Ben Marrel apprécie aussi le cadre de Marrakech pour le Gitex Africa. «C’est probablement l’un des meilleurs événements tech en Afrique. Il y a pas mal d’Africains de beaucoup d’écosystèmes qui sont là. Dans d’autres événements, ce sont plutôt des écosystèmes localisés. Et puis le Maroc est très proche de l’Europe, c’est une destination touristique. La Royal Air Maroc vole à peu près partout et l’infrastructure hôtelière est très vaste», indique-t-il. Au passage, le co-fondateur de Breega se réjouit de pouvoir compter sur un nouveau Partner marocain, qui a lancé Uber en Egypte. «Mais il convient de noter que le show n’est pas que dans une seule ville au Maroc concernant la scène tech. Au Kenya, ça se passe à Nairobi. En Égypte, ça se passe au Caire.
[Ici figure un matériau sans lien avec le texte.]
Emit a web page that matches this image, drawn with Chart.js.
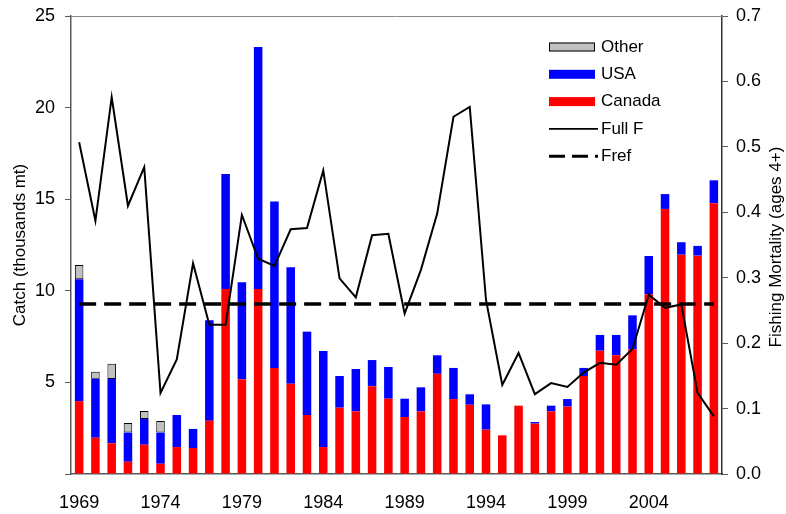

Mais au Maroc, il y a des choses intéressantes à Marrakech, Casablanca ou encore Tanger», complète Vincent Previ.
«On ne peut pas faire comme si ça n’existait pas»
S’ils apprécient la vitalité des écosystèmes africains, notamment l’Égypte, «un pays fantastique» aux yeux du patron de Chapter54, les deux investisseurs sont néanmoins conscients des défis qui restent à relever pour l’Afrique afin de peser pour de bon sur la scène mondiale de la tech. «Pour miser sur l’Afrique, il faut déjà pouvoir lever afin d’investir sur le continent. C’est là que le bât blesse. Il est difficile d’aborder les risques liés au venture et les risques liés à l’Afrique, donc peu de fonds veulent s’y frotter. Et puis il existe un point d’interrogation sur l’exit», analyse Ben Marrel. «L’écosystème africain est moins mature que l’écosystème européen. Toutes les initiatives sont les bienvenues pour faire grandir l’écosystème africain», ajoute Vincent Previ. Autrement dit, il faut davantage de capitaux fléchés par l’Afrique pour que son écosystème tech reflète la taille de son continent.
En tout cas, les planètes semblent en train de s’aligner pour que le continent prenne son envol, malgré des freins à ne pas négliger comme l’instabilité de certains pays (Soudan, Centrafrique, Mali…). «Il y une belle créativité dans les projets et les Africains font preuve de résilience. S’ils n’arrivent pas à passer par la porte, ils passent par le fenêtre ou la cheminée. Il y a des boîtes qui mettent du temps à démarrer, car la plupart débarquent sur des secteurs où tout est à faire. Mais ça devient vraiment magique au point d’inflexion», estime le co-fondateur de Breega. «Si on ne prend que le Nigeria, il y a plus de naissances là-bas que sur l’ensemble de l’Union européenne. Le seul truc qu’on ne peut pas faire, c’est faire comme si ça n’existait pas», met en garde Vincent Previ à ceux qui se montrent frileux pour se lancer en Afrique. Partech et Breega ont montré la voie de l’autre côté de la Méditerranée. Les autres acteurs tricolores du capital-risque vont-ils s’engager dans leur sillage ? Éléments de réponse dans les prochaines années.